Last year we hopped in the car for an impromptu road trip from Grand Junction, CO to Bozeman, MT and back down through Yellowstone National Park. Along the way we stopped off at three campgrounds and here’s what we found.
The morning we left Bozeman for Yellowstone, we were up early and on the road by 8:30am. We knew we had to get to Yellowstone to secure a campsite by 11. As we drove through the Roosevelt Arch at the entrance everyone seemed to be stopping to take photos. Not us. I was shouting, “Go! Go! Get to the campgrounds!” Honestly there are a lot of campgrounds in Yellowstone, but it was July after all. We bypassed the Mammoth Hot Springs campground (which has a huge number of sites) and headed to the lesser-known, and much smaller, Tower Fall Campground near Roosevelt Lodge and a general store. The sites here were suitable for tents or small campers–no Winnebagos would be making their way around the circle.
While this is an older campground, the sites on the outer loop are nicely spaced and they’re large. We had plenty of room for our tent under a giant shade tree, and we also had a picnic table. Some sites had bear vaults as well, but we just kept everything in airtight containers in the car.
View of the inner loop from our tent site. Clearly the outer loop is the place to be.
While not the most scenic campground, Tower Falls worked well for us. Most everyone was tent camping here so there weren’t any loud generator noises from RVs. The general store was close-by and it was a little more centrally located than in some of the other campgrounds in the area. We got there by 11am and had our choice of several sites.
Once we left Yellowstone, we headed just a short stretch down the road to the Grand Teton National Park. Again I’d done some research and discovered that the Lizard Creek campground was so big that it supposedly never filled up. Perfect! This campground has tent loops with walk-in sites (short walks) and separate RV loops. We discovered that there were many sites in the tent section with lake views and, while the sites might seem close together, the numerous trees made it feel very secluded.
This was the view just through the trees from our campsite. We had our own tiny private stretch of beach to relax on.
I thought this was a great campground. The bathrooms were a little farther away than at some places, but we had our bikes so that wasn’t much of an issue. Having the lake so close-by definitely was a treat. We stayed two nights here before heading south back toward Colorado.
On our last night and within four hours of home we stopped near Flaming Gorge Reservoir. While Flaming Gorge Reservoir itself stretches between Wyoming and Utah, we would be staying on the Utah side of the border.
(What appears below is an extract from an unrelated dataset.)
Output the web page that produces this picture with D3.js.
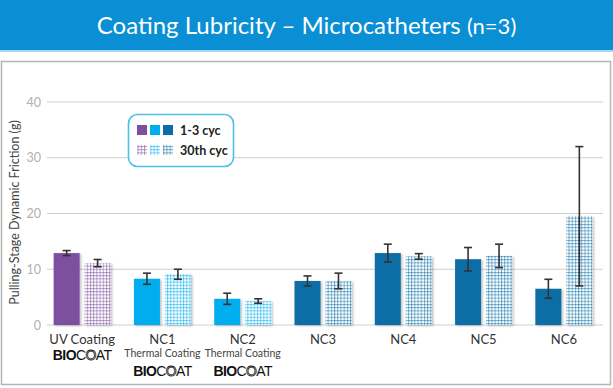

After checking out, and nixing, one campground, we headed up the road and discovered a gem called the Firefighter’s Campground. Named for three firefighters who lost their lives in the 1977 Cart Creek Fire, this campground sits high above Flaming Gorge Reservoir. The sites are nicely spaced on three loops. We were lucky to find one with great views and lots of privacy.
A final evening of camping at Firefighter’s Campground near Flaming Gorge Reservoir
Campgrounds sometimes require taking a chance, or better yet, a drive around to check things out. You just never know what great place you might happen upon.